=== DATASET SECTION ===

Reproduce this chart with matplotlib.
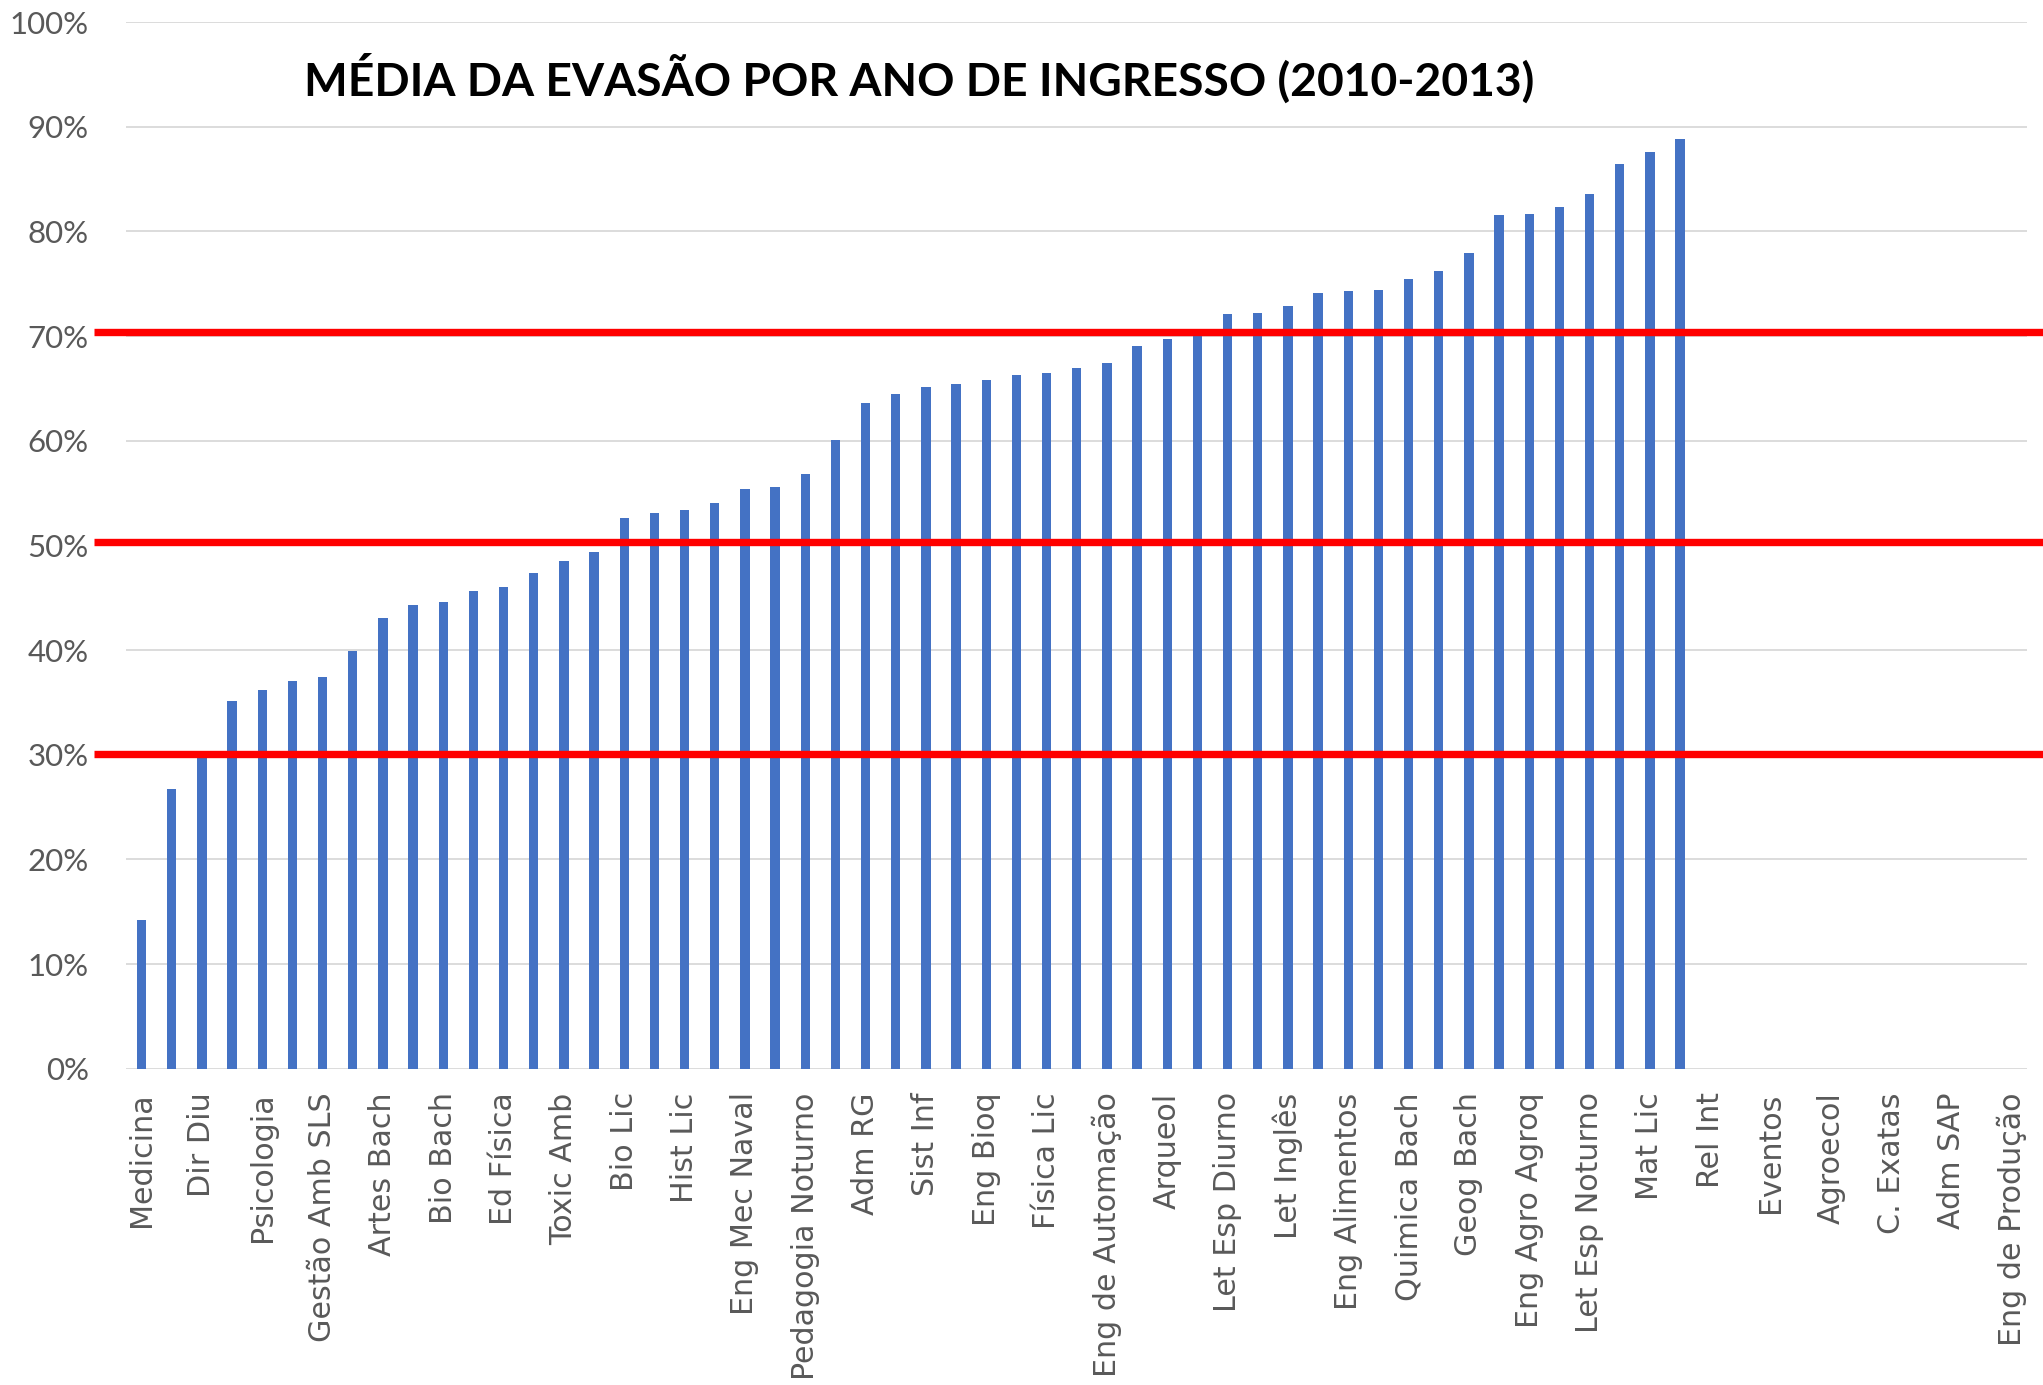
"""Média da evasão por ano de ingresso (2010-2013) — bar chart with red reference lines."""

import matplotlib
matplotlib.use("Agg")
import matplotlib.pyplot as plt  # noqa: E402
import numpy as np  # noqa: E402

TITLE = "MÉDIA DA EVASÃO POR ANO DE INGRESSO (2010-2013)"

# only every other course name is printed on the axis (as in the original)
labels = [
    "Medicina", "Dir Diu", "Psicologia", "Gestão Amb SLS", "Artes Bach", "Bio Bach",
    "Ed Física", "Toxic Amb", "Bio Lic", "Hist Lic", "Eng Mec Naval", "Pedagogia Noturno",
    "Adm RG", "Sist Inf", "Eng Bioq", "Física Lic", "Eng de Automação", "Arqueol",
    "Let Esp Diurno", "Let Inglês", "Eng Alimentos", "Quimica Bach", "Geog Bach",
    "Eng Agro Agroq", "Let Esp Noturno", "Mat Lic", "Rel Int", "Eventos", "Agroecol",
    "C. Exatas", "Adm SAP", "Eng de Produção",
]

# evasion (%) per course, sorted; the last 11 courses have no value
evasao = [
    14.2, 26.7, 29.8, 35.1, 36.2, 37.0, 37.4, 39.9, 43.1, 44.3,
    44.6, 45.6, 46.0, 47.4, 48.5, 49.4, 52.6, 53.1, 53.4, 54.0,
    55.4, 55.6, 56.8, 60.1, 63.6, 64.5, 65.1, 65.4, 65.8, 66.3,
    66.5, 66.9, 67.4, 69.0, 69.7, 70.1, 72.1, 72.2, 72.9, 74.1,
    74.3, 74.4, 75.4, 76.2, 77.9, 81.6, 81.7, 82.3, 83.6, 86.4,
    87.6, 88.8,
]

ref_lines = [30.1, 50.35, 70.35]

BLUE = "#4472C4"
RED = "#FF0000"
GRAY_TXT = "#595959"
GRID = "#D9D9D9"


def main():
    n_cat = 2 * len(labels) - 1

    fig = plt.figure(figsize=(20.43, 13.85), dpi=100)
    ax = fig.add_axes([0.0619, 0.2284, 0.9303, 0.7557])

    ax.bar(np.arange(len(evasao)), evasao, width=0.31, color=BLUE, zorder=2)

    for y in ref_lines:
        ax.axhline(y, xmin=-0.017, xmax=1.01, color=RED, lw=5.3,
                   solid_capstyle="butt", clip_on=False, zorder=3)

    ax.set_xlim(-0.5, n_cat - 0.5)
    ax.set_ylim(0, 100)
    ax.set_yticks(np.arange(0, 101, 10))
    ax.set_yticklabels([f"{v}%" for v in range(0, 101, 10)])
    ax.set_xticks(np.arange(0, n_cat, 2))
    ax.set_xticklabels(labels, rotation=90, ha="center", va="top")

    ax.grid(axis="y", color=GRID, lw=1.3, zorder=0)
    ax.set_axisbelow(True)
    for s in ax.spines.values():
        s.set_visible(False)

    ax.tick_params(axis="y", length=0, pad=27, labelsize=22.5, labelcolor=GRAY_TXT)
    ax.tick_params(axis="x", length=0, pad=17, labelsize=21.7, labelcolor=GRAY_TXT)
    for t in ax.get_yticklabels():
        t.set_fontfamily("Lato")
    for t in ax.get_xticklabels():
        t.set_fontfamily("DejaVu Sans")

    fig.text(0.450, 0.943, TITLE, ha="center", va="center", fontsize=33.3,
             fontweight="bold", family="Lato", color="black")

    fig.savefig("out.png", dpi=100)
    plt.close(fig)


if __name__ == "__main__":
    main()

===

→ THE PROBLEM:
Using the listing, collect all lines in which the string "matplotlib" is found.

→ CORRECT OUTPUT:
Reproduce this chart with matplotlib.
import matplotlib
matplotlib.use("Agg")
import matplotlib.pyplot as plt  # noqa: E402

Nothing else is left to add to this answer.